Kahrolmamak elde değil!

Temel Eğitimden Ortaöğretime Geçiş sınavı (TEOG) yerleştirme sonuçları açıklandı.

Milli Eğitim Bakanlığı (MEB), yerleştirme sonucunda ortaya çıkan bilgileri yine paylaşma gereği duymadı.

Son yıllardaki icraatlarıyla çok eleştirdiğimiz ÖSYM bile en azından sınavlardan sonra ortaya çıkan birçok veriyi paylaşıyor.

Ama MEB, TEOG sonrası ortaya çıkan verileri açıklamamakta ısrar ediyor.

Mesela il başarı sıraları ve ortalamaları nasıl oluştu?

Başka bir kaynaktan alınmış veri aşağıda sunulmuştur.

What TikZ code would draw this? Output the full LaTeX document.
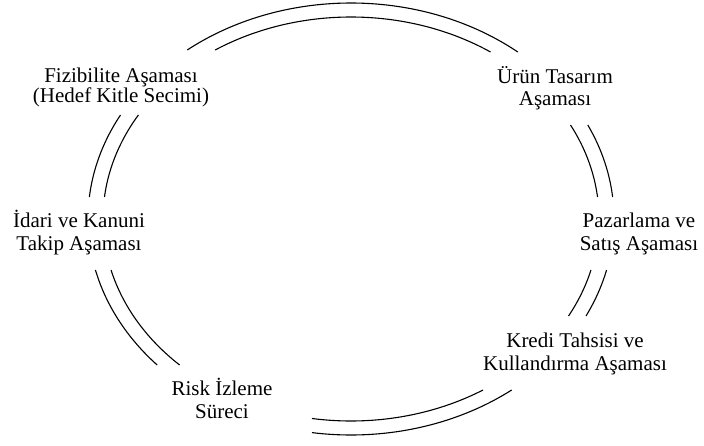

Mesela testlere göre ortalamalar ve net sayıları nedir?

Mesela kaç birinci, ikinci, üçüncü var?

Mesela bölgelere göre başarı oranları nasıl oluştu?

Mesela en başarılı en başarısız iller hangileridir?

Bu bilgileri açıklamayan MEB, üstüne üstelik hangi okulun en son hangi başarı sırasına göre öğrenci aldığını bile açıklamak istemiyor.

Sınav sonuç karnesinde puanlarla birlikte il ve Türkiye başarısı sıraları açıklanmasına rağmen, öğrenciler tercihlerini yüzdelik dilimlere ve taban puanlara bakarak yapmak zorunda kalıyor. Böylece öğrenciler tercihlerini oluşturulurken zorluk yaşıyorlar.

MEB’in sınavlarda ve sınav sonrası yerleştirme işlemlerinde şeffaf ve adil davranması için birçok velinin şikâyetçi olduğunu biliyoruz.

Ama bu şikâyetlerden sonuç almak ne mümkün!

Yazımı yazdığım sıralarda hangi okulda kaç kontenjan açığı olduğu ile okulların taban puanları henüz açıklanmamıştı.

Hatırlarsanız bakanlığın sır gibi sakladığı TEOG, başarılı ve başarısız il sıralamaları ile ders bazında test ortalamaları önceki yıl ortaya çıkmıştı.

Sanıyor musunuz ki bu bilgiler er ya da geç ortaya çıkmayacak?

Bu bilgileri MEB paylaşsa da herkes neyin ne olduğunu açık seçik bir şekilde görse daha iyi olmaz mı?

MEB gibi milyonlarca öğrenciyi, öğretmeni ve aileyi yakından ilgilendiren bir kurumun şeffaf ve güvenilir olması gerekmez mi?

TEOG’da son üç yıldır Tunceli’nin il bazında birinci olduğunu sağır sultan bile artık biliyor.

Bu konu daha önce de Meclis’te gündeme gelmesine rağmen hala neden başarılı ya da başarısız iller ve diğer bilgiler sır gibi saklanıyor?

Yoksa başarısızlık örtbas mı edilmek isteniyor? Yoksa bizim bilmediğimiz, perde arkasında başka bir amaç mı var(!) ?

Şeffaflığını yitiren kurumlar, o topluma güvensizlik kültürünü yerleştirirler.

Vatandaşının güvenini yitiren bir ülke için ise tehlike sinyalleri çalıyor demektir.

Böyle olunca da bunun uzun vadede hiç ama hiç kimseye faydası olmaz.

En önemlisi çocukların ve gençlerin güvenini yitiren bir ülke için durum daha da felaket olmaz mı?

Mevlana boşuna dememiş; ''Ne kadar anlatırsan anlat, anlattığın karşındakinin anladığı kadardır"

İşte bu yüzden kahrolmamak elde değil!